Posted April 29, 2010, at 10:41 p.m.

One of the great things about sports is it provides athletes a way to live out their dreams.

Much as the next great American novel elevates the author from struggling waiter writing on the side to celebrity status, sports provides similar opportunities for those with the creativity and inner drive to see the possibilities.

Of course, even the dream is relative, particularly in the sports arena. For some, it’s beating the Soviets in Lake Placid. For others, it’s simply making the cut.

Tyler Eastman and Keegan Hyland reside somewhere in between those extremes.

Eastman, a 6-foot-6, 310-pound Old Town native, began his pursuit of a pro football career Thursday when the former University of Maine lineman began a rookie minicamp with the Kansas City Chiefs.

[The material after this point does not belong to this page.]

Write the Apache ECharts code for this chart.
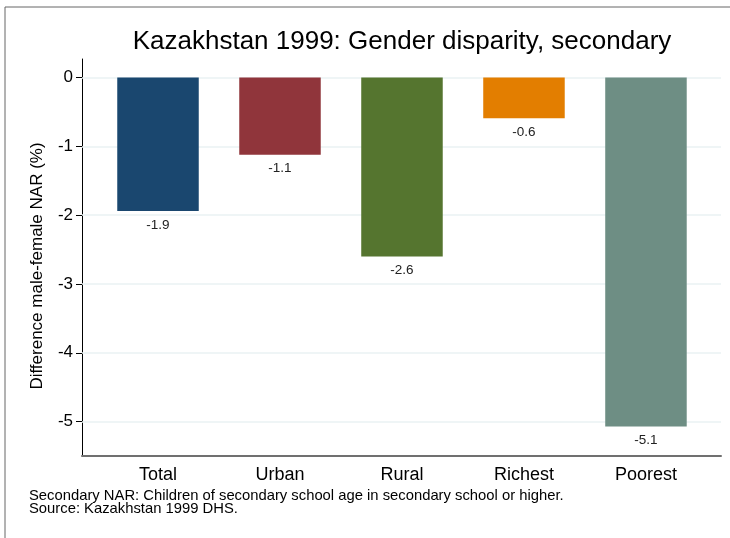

But his path to this point began with the ultimate modesty.

Eastman’s high school career was played for a team struggling for mere survival — Old Town endured a 19-game losing streak during his days with the former Indians.

Yet he displayed his athletic potential through the tough times as well as in other ways — as one of the state’s top shot putters, and by attending football camps.

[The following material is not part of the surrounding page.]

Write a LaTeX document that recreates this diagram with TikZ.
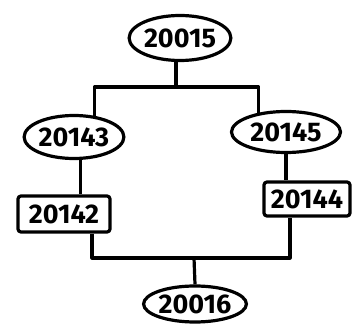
\documentclass[tikz,border=0pt]{standalone}
\usepackage{fontspec}
\setmainfont{Fira Sans}
\usetikzlibrary{shapes.geometric}
\begin{document}
\begin{tikzpicture}[x=1pt,y=-1pt,
  every node/.style={font=\fontsize{27}{29}\selectfont\bfseries},
  oval/.style={ellipse,draw,line width=3.2pt,inner sep=0pt},
  boxed/.style={rectangle,draw,line width=3.2pt,rounded corners=3pt,inner sep=0pt},
  link/.style={line width=3.2pt,line join=round}]
\useasboundingbox (0,0) rectangle (360,334);
\node[oval,minimum width=93pt,minimum height=45pt] (t) at (180,38) {20015};
\node[oval,minimum width=92pt,minimum height=43pt] (a) at (74,137) {20143};
\node[oval,minimum width=109pt,minimum height=41pt] (b) at (286,132) {20145};
\node[boxed,minimum width=92pt,minimum height=36pt] (c) at (64,214) {20142};
\node[boxed,minimum width=86pt,minimum height=34pt] (d) at (307,199) {20144};
\node[oval,minimum width=86pt,minimum height=36pt] (e) at (195,304) {20016};
\coordinate (j1) at (176,87);
\coordinate (j2) at (194,258);
\draw[link] (t.south -| j1) -- (j1);
\draw[link] (a.46) |- (j1) -| (b.145);
\draw[link] (a.-74) -- (a.-74 |- c.north);
\draw[link] (b.south) -- (b.south |- d.north);
\draw[link] ([xshift=28pt]c.south) |- (j2) -| ([xshift=-17pt]d.south);
\draw[link] (j2) -- (e.north);
\end{tikzpicture}
\end{document}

Eastman ultimately made his way to the nearby University of Maine, where he made 24 straight starts at left tackle for a program known for developing diamonds in the rough capable of playing in the pros.

And while he didn’t hear his name called during last week’s NFL draft, he soon got the free-agent contract that extends his chance to live out his dream.

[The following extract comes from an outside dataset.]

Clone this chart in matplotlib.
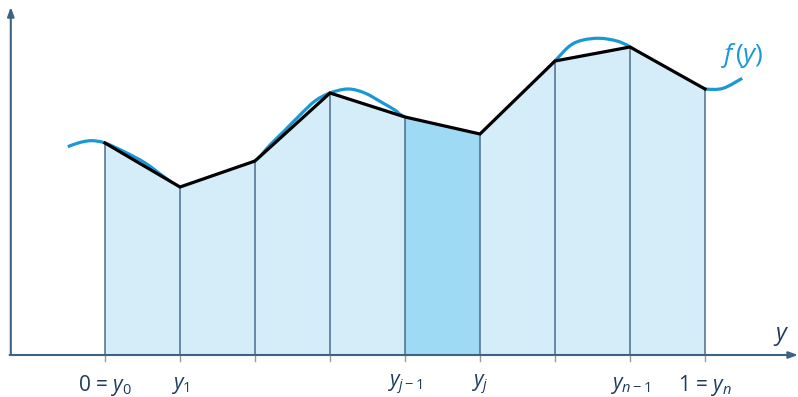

Hyland also has lofty personal goals, especially for someone who comes from a state where basketball is king, but the talent pool is small.

So the 6-4 guard from South Portland put in the work, and became well-known in his hometown for shooting hundreds of shots a day.

It was a reputation as a prolific scorer that spread through the high school and AAU ranks, and soon attracted the attention of college coaches from beyond the reach of most Maine schoolboy players.

But while many mid-level programs sought Hyland’s skill set for their basketball teams, Hyland wanted more.

Enter some divine intervention, perhaps.

Hyland suffered a fractured pelvis last summer, an injury that forced him to miss nearly his entire senior season.

Some of the scholarship offers vanished, and he began to think prep school might be the best way to re-establish his college credentials.

But proof that good shooters are hard to find was forthcoming, as the aftermath of the NCAA’s early signing period for scholarship basketball players in November produced a new wave of interest in Hyland.

And the schools then contacting him were better than ever, representing some of the top conferences in the land.

Earlier this week Hyland opted for Gonzaga, perhaps fitting because the Bulldogs have surmounted the same odds on a team level that he hopes to overcome in an individual sense.

Gonzaga long was considered a “mid-major” — a second-tier designation for Division I programs that don’t play in an elite conference.

And while the Bulldogs still compete in the mid-major West Coast Conference, they have achieved “high major” status because of their head-to-head success against the big boys.

At Gonzaga, Hyland has the chance to join a short list of Mainers who have become contributing members of that high-major world.

And that’s all any kid can ask for, the chance to live the dream.